D’autres individus, ici et là, dans d’autres quartiers, au café ou ailleurs, vérifient leur Facebook ou Twitter. Ils ont quelques «like» pour leurs photos… Clic. Rien. Clic : une notification. Un message. Rien de neuf. Tag d’un «ami» qui fête l’anniversaire d’un autre. Par procuration. Tout ou presque dans ce monde éthéré se vit par procuration. Clic. Rien. Message. Clic. Toujours rien. Absent, fâché ou mort ? Non, actif il y a trente minutes. OK. Pourquoi il ne répond pas alors ? Tag. Hashtag. Clic et clac. Toujours présent même en cas d’absence, nous sommes tous reliés, pieds et poings liés par des algorithmes qui nous font vivre, par procuration. Qui vivent à notre place. Nos rêves sont dictés et nos désirs devancés. On condamne un post vite parcouru. Pousse baissé. On loue un autre d’un pouce levé. Deux symboles du Web qui renvoient aux arènes de l’empire romain où César avait droit de vie et de mort sur ses sujets. Mythologie encore et toujours. Dans cet espace céleste improbable, qui invente sans cesse de nouveaux mythes, nous autres habitants de la côte sud de la rive des rêves, nous bricolons d’autres mythes. A notre façon, dans le monde d’hier où le passé n’a pas encore passé, et un monde de demain qui n’est toujours pas advenu. Un entre-deux vertigineux. C’est cela la véritable fracture numérique ; celle qui fait que l’on s’agite au bord d’une fracture tectonique en tentant de jeter des passerelles vers des contrées si proches par un clic et si lointaines dans la réalité.

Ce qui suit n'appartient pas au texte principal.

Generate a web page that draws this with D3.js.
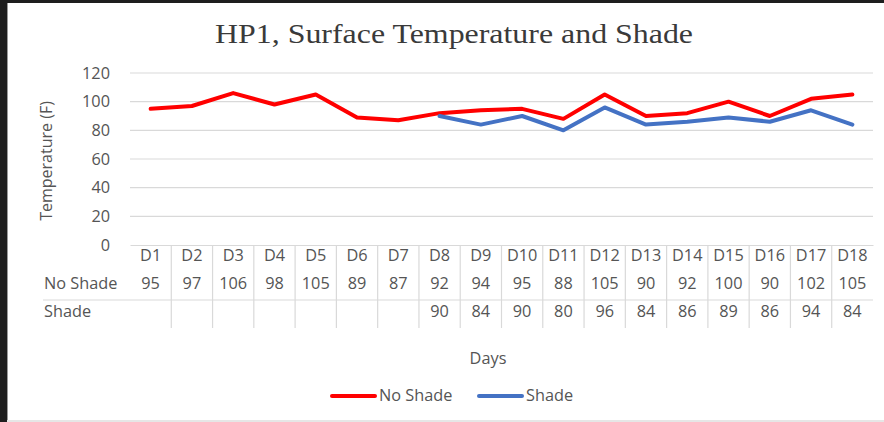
<!DOCTYPE html>
<html><head><meta charset="utf-8">
<script src="https://cdn.jsdelivr.net/npm/d3@7"></script>
<style>
html,body{margin:0;padding:0;background:#fff;}
svg{display:block;}
</style></head>
<body>
<svg id="c" width="884" height="422"></svg>
<script>
const categories = ["D1","D2","D3","D4","D5","D6","D7","D8","D9","D10","D11","D12","D13","D14","D15","D16","D17","D18"];
const noShade = [95,97,106,98,105,89,87,92,94,95,88,105,90,92,100,90,102,105];
const shade = [null,null,null,null,null,null,null,90,84,90,80,96,84,86,89,86,94,84];
const yTicks = [0,20,40,60,80,100,120];
const seriesNames = ["No Shade","Shade"];
const seriesColors = ["#ff0000","#4472c4"];

const svg = d3.select("#c");
const font = "'Open Sans', sans-serif";
const fs = 16.3;
const textColor = "#555555";
const gridColor = "#d9d9d9";

// frame decoration (screenshot borders)
svg.append("rect").attr("x",0).attr("y",0).attr("width",884).attr("height",422).attr("fill","#fff");
svg.append("rect").attr("x",0).attr("y",0).attr("width",884).attr("height",3).attr("fill","#1e1e1e");
svg.append("rect").attr("x",0).attr("y",0).attr("width",7).attr("height",422).attr("fill","#1e1e1e");
svg.append("rect").attr("x",7).attr("y",3).attr("width",1).attr("height",419).attr("fill","#9a9a9a");
svg.append("rect").attr("x",7).attr("y",420).attr("width",877).attr("height",2).attr("fill","#e6e6e6");

const x = d3.scaleBand().domain(categories).range([130, 873]).padding(0);
const y = d3.scaleLinear().domain([0,120]).range([245, 73]);

// title
svg.append("text").attr("x",454).attr("y",43).attr("text-anchor","middle")
  .attr("font-family","'Liberation Serif', 'Times New Roman', serif").attr("font-size",27.5)
  .attr("textLength",478).attr("lengthAdjust","spacingAndGlyphs")
  .attr("fill","#3a3a3a").text("HP1, Surface Temperature and Shade");

// gridlines
svg.append("g").selectAll("line").data(yTicks.filter(d=>d>0)).join("line")
  .attr("x1",130).attr("x2",873).attr("y1",d=>y(d)).attr("y2",d=>y(d))
  .attr("stroke",gridColor).attr("stroke-width",1.2);

// y axis
const yAxis = svg.append("g").attr("transform","translate(130,0)")
  .call(d3.axisLeft(y).tickValues(yTicks).tickSize(0).tickPadding(20));
yAxis.select(".domain").remove();
yAxis.selectAll("text").attr("font-family",font).attr("font-size",fs).attr("fill",textColor);

svg.append("text").attr("transform","translate(52,161) rotate(-90)").attr("text-anchor","middle")
  .attr("font-family",font).attr("font-size",16).attr("fill",textColor).text("Temperature (F)");

// x axis (table header)
const xAxis = svg.append("g").attr("transform","translate(0,245)")
  .call(d3.axisBottom(x).tickSize(0).tickPadding(4));
xAxis.select(".domain").attr("stroke",gridColor).attr("stroke-width",1.2);
xAxis.selectAll("text").attr("font-family",font).attr("font-size",fs).attr("fill",textColor);

// table lines
svg.append("g").selectAll("line").data(categories.slice(1)).join("line")
  .attr("x1",d=>x(d)).attr("x2",d=>x(d)).attr("y1",245).attr("y2",328)
  .attr("stroke",gridColor).attr("stroke-width",1.2);
svg.append("line").attr("x1",43).attr("x2",873).attr("y1",300).attr("y2",300)
  .attr("stroke",gridColor).attr("stroke-width",1.2);

// table rows
const rows = [noShade, shade];
const rowY = [289, 317];
rows.forEach((vals,ri)=>{
  svg.append("text").attr("x",44).attr("y",rowY[ri]).attr("font-family",font).attr("font-size",fs)
    .attr("fill",textColor).text(seriesNames[ri]);
  svg.append("g").selectAll("text").data(categories.map((c,i)=>({c,v:vals[i]})).filter(d=>d.v!=null)).join("text")
    .attr("x",d=>x(d.c)+x.bandwidth()/2).attr("y",rowY[ri]).attr("text-anchor","middle")
    .attr("font-family",font).attr("font-size",fs).attr("fill",textColor).text(d=>d.v);
});

// lines
const line = d3.line().defined(d=>d.v!=null).x(d=>x(d.c)+x.bandwidth()/2).y(d=>y(d.v));
rows.forEach((vals,ri)=>{
  svg.append("path").datum(categories.map((c,i)=>({c,v:vals[i]})))
    .attr("d",line).attr("fill","none").attr("stroke",seriesColors[ri]).attr("stroke-width",4)
    .attr("stroke-linejoin","round").attr("stroke-linecap","round");
});

// x title
svg.append("text").attr("x",488).attr("y",364).attr("text-anchor","middle")
  .attr("font-family",font).attr("font-size",fs).attr("fill",textColor).text("Days");

// legend
const legX = [332, 479];
seriesNames.forEach((n,i)=>{
  svg.append("line").attr("x1",legX[i]).attr("x2",legX[i]+43).attr("y1",396).attr("y2",396)
    .attr("stroke",seriesColors[i]).attr("stroke-width",4).attr("stroke-linecap","round");
  svg.append("text").attr("x",legX[i]+47).attr("y",401).attr("font-family",font).attr("font-size",fs)
    .attr("fill",textColor).text(n);
});
</script>
</body></html>
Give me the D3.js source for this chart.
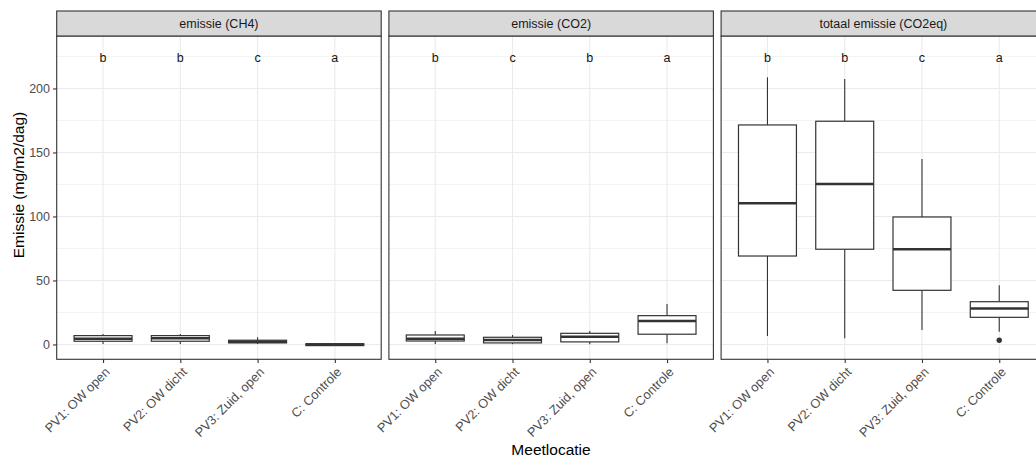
<!DOCTYPE html>
<html>
<head>
<meta charset="utf-8">
<script src="https://cdn.jsdelivr.net/npm/d3@7"></script>
<style>
  html, body { margin: 0; padding: 0; background: #fff; }
  svg { display: block; font-family: "Liberation Sans", Arial, sans-serif; }
</style>
</head>
<body>
<svg id="chart" width="1036" height="458"></svg>
<script>
// Measurement locations (x categories) and facet titles
const locaties = ["PV1: OW open", "PV2: OW dicht", "PV3: Zuid, open", "C: Controle"];
const facetten = ["emissie (CH4)", "emissie (CO2)", "totaal emissie (CO2eq)"];

// Box statistics per location: [lower whisker, Q1, median, Q3, upper whisker]
const ch4Stats = [
  [0.4, 2.5, 4.5, 6.9, 8.2],
  [0.4, 2.5, 4.8, 6.9, 8.2],
  [0.4, 1.2, 2.2, 3.3, 5.6],
  [-1.0, -0.9, -0.2, 0.6, 0.8]
];
const co2Stats = [
  [0.4, 2.7, 4.5, 7.4, 10.5],
  [0.2, 1.2, 3.5, 5.6, 7.4],
  [0.2, 2.0, 6.1, 8.7, 10.5],
  [0.9, 8.0, 18.4, 22.5, 31.6]
];
const totStats = [
  [6.6, 69.1, 110.3, 171.5, 208.7],
  [4.8, 74.4, 125.4, 174.4, 207.4],
  [11.3, 42.3, 74.4, 99.6, 144.9],
  [10.0, 21.2, 28.0, 33.4, 46.2]
];

// Outlying points per location
const ch4Outliers = [[], [], [], []];
const co2Outliers = [[], [], [], []];
const totOutliers = [[], [], [], [3.3]];

// Significance letters (compact letter display) and their height
const ch4Letters = ["b", "b", "c", "a"];
const co2Letters = ["b", "c", "b", "a"];
const totLetters = ["b", "b", "c", "a"];
const letterY = 224;

// Axis ticks
const yMajor = [0, 50, 100, 150, 200];
const yMinor = [25, 75, 125, 175, 225];

const panels = [
  { title: facetten[0], stats: ch4Stats, outliers: ch4Outliers, letters: ch4Letters },
  { title: facetten[1], stats: co2Stats, outliers: co2Outliers, letters: co2Letters },
  { title: facetten[2], stats: totStats, outliers: totOutliers, letters: totLetters }
];

const svg = d3.select("#chart");
const panelLeft0 = 56.7, panelW = 324.5, panelGap = 7.7;
const stripTop = 11, stripH = 25;
const panelTop = stripTop + stripH, panelBottom = 359.3;
const dark = "#333333", grid = "#EBEBEB", tickTxt = "#4D4D4D";

const y = d3.scaleLinear().domain([-11.6, 241]).range([panelBottom, panelTop]);

panels.forEach((p, i) => {
  const left = panelLeft0 + i * (panelW + panelGap);
  const right = left + panelW;
  const x = d3.scalePoint().domain(locaties).range([left, right]).padding(0.6);
  const bw = x.step() * 0.75;
  const g = svg.append("g");

  // panel background
  g.append("rect").attr("x", left).attr("y", panelTop).attr("width", panelW)
    .attr("height", panelBottom - panelTop).attr("fill", "#fff");

  // grid lines
  g.selectAll(".minor").data(yMinor).join("line")
    .attr("x1", left).attr("x2", right)
    .attr("y1", d => y(d)).attr("y2", d => y(d))
    .attr("stroke", grid).attr("stroke-width", 0.6);
  g.selectAll(".major").data(yMajor).join("line")
    .attr("x1", left).attr("x2", right)
    .attr("y1", d => y(d)).attr("y2", d => y(d))
    .attr("stroke", grid).attr("stroke-width", 1.1);
  g.selectAll(".vgrid").data(locaties).join("line")
    .attr("x1", d => x(d)).attr("x2", d => x(d))
    .attr("y1", panelTop).attr("y2", panelBottom)
    .attr("stroke", grid).attr("stroke-width", 1.1);

  // boxplots
  p.stats.forEach((s, j) => {
    const cx = x(locaties[j]);
    const [lo, q1, med, q3, hi] = s;
    g.append("line").attr("x1", cx).attr("x2", cx).attr("y1", y(q3)).attr("y2", y(hi))
      .attr("stroke", dark).attr("stroke-width", 1.1);
    g.append("line").attr("x1", cx).attr("x2", cx).attr("y1", y(q1)).attr("y2", y(lo))
      .attr("stroke", dark).attr("stroke-width", 1.1);
    g.append("rect").attr("x", cx - bw / 2).attr("width", bw)
      .attr("y", y(q3)).attr("height", Math.max(0, y(q1) - y(q3)))
      .attr("fill", "#fff").attr("stroke", dark).attr("stroke-width", 1.2);
    g.append("line").attr("x1", cx - bw / 2).attr("x2", cx + bw / 2)
      .attr("y1", y(med)).attr("y2", y(med))
      .attr("stroke", dark).attr("stroke-width", 2.5);
    p.outliers[j].forEach(v => {
      g.append("circle").attr("cx", cx).attr("cy", y(v)).attr("r", 2.7).attr("fill", dark);
    });
  });

  // significance letters
  g.selectAll(".letter").data(p.letters).join("text")
    .attr("x", (d, j) => x(locaties[j])).attr("y", y(letterY)).attr("dy", "0.35em")
    .attr("text-anchor", "middle").attr("font-size", 12.5).attr("fill", "#111")
    .text(d => d);

  // panel border
  g.append("rect").attr("x", left).attr("y", panelTop).attr("width", panelW)
    .attr("height", panelBottom - panelTop).attr("fill", "none")
    .attr("stroke", dark).attr("stroke-width", 1.1);

  // strip
  g.append("rect").attr("x", left).attr("y", stripTop).attr("width", panelW)
    .attr("height", stripH).attr("fill", "#D9D9D9")
    .attr("stroke", dark).attr("stroke-width", 1.1);
  g.append("text").attr("x", (left + right) / 2).attr("y", stripTop + stripH / 2)
    .attr("dy", "0.35em").attr("text-anchor", "middle").attr("font-size", 12.5)
    .attr("fill", "#1A1A1A").text(p.title);

  // x axis ticks and rotated labels
  const xAxis = d3.axisBottom(x).tickSize(3.7).tickPadding(0).tickFormat("");
  const ax = g.append("g").attr("transform", `translate(0,${panelBottom})`).call(xAxis);
  ax.select(".domain").remove();
  ax.selectAll(".tick line").attr("stroke", dark).attr("stroke-width", 1.1);
  g.selectAll(".xlab").data(locaties).join("text")
    .attr("transform", d => `translate(${x(d) + 1},${panelBottom + 7}) rotate(-45)`)
    .attr("dy", "0.72em").attr("text-anchor", "end")
    .attr("font-size", 12.8).attr("fill", tickTxt).text(d => d);

  // y axis on the first panel only
  if (i === 0) {
    const yAxis = d3.axisLeft(y).tickValues(yMajor).tickSize(3.7).tickPadding(3);
    const ay = g.append("g").attr("transform", `translate(${left},0)`).call(yAxis);
    ay.select(".domain").remove();
    ay.selectAll(".tick line").attr("stroke", dark).attr("stroke-width", 1.1);
    ay.selectAll(".tick text").attr("font-size", 12.5).attr("fill", tickTxt)
      .attr("font-family", "Liberation Sans, Arial, sans-serif");
  }
});

// axis titles
svg.append("text").attr("transform", `translate(24,185) rotate(-90)`)
  .attr("text-anchor", "middle").attr("font-size", 15.5).attr("fill", "#000")
  .text("Emissie (mg/m2/dag)");
svg.append("text").attr("x", 551).attr("y", 455)
  .attr("text-anchor", "middle").attr("font-size", 15.5).attr("fill", "#000")
  .text("Meetlocatie");
</script>
</body>
</html>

Pour changer des petits mythes et autres petites mythologies qui les portent, voici un grand et nouveau mythe des gens du Sud. Chez les gens de peu comme chez les plus nantis, le Nord est l’eldorado. Il fascine ceux qui traversent la Mare nostrum à la nage comme ceux qui la survolent par avion munis d’un «visa Schengen». Qui des uns et des autres traversent les frontières et qui est traversé par elles ? Difficile à dire. Toujours est-il qu’au milieu de cette mer en partage (comme son appellation latine l’indique : Mare Nostrum). Dans cette mer de toutes les certitudes parce que berceau des grands mythes fondateurs, d’autres individus tout aussi fascinés croisent ces gens du Sud. Ce sont des gens du Nord : touristes nantis et voyageurs «low cost», fans de «ryads en médina» ou couples de retraités en quête de chaleur pour réchauffer leur vieux os (qu’on appelle d’ailleurs des cigognes). Comme celui du Nord, le mythe du Sud est tout aussi captif et fascinant. Ainsi donc, ces oiseaux migrateurs bigarrés se croisent sans se voir. Les premiers sont attirés par les lumières des villes qui scintillaient dans leurs petits écrans saturés de mythes, et les autres par la lumière d’un soleil qui ne se couche le soir que pour se lever le lendemain. Mythe éternel d’une nature douce et harmonieuse…

Ainsi donc, les mythes ne disparaissent pas. Ils se réinventent et servent au mieux ceux qui savent s’en servir. Religieux, politiques, commerciaux ou artistiques et littéraires, ils jouent un rôle important sur le plan individuel et psychique comme au sein d’une société car ils peuvent participer à sa cohésion. Tout cela si l’on sait en user avec talent pour le bien commun et sans en abuser pour dominer ou asservir.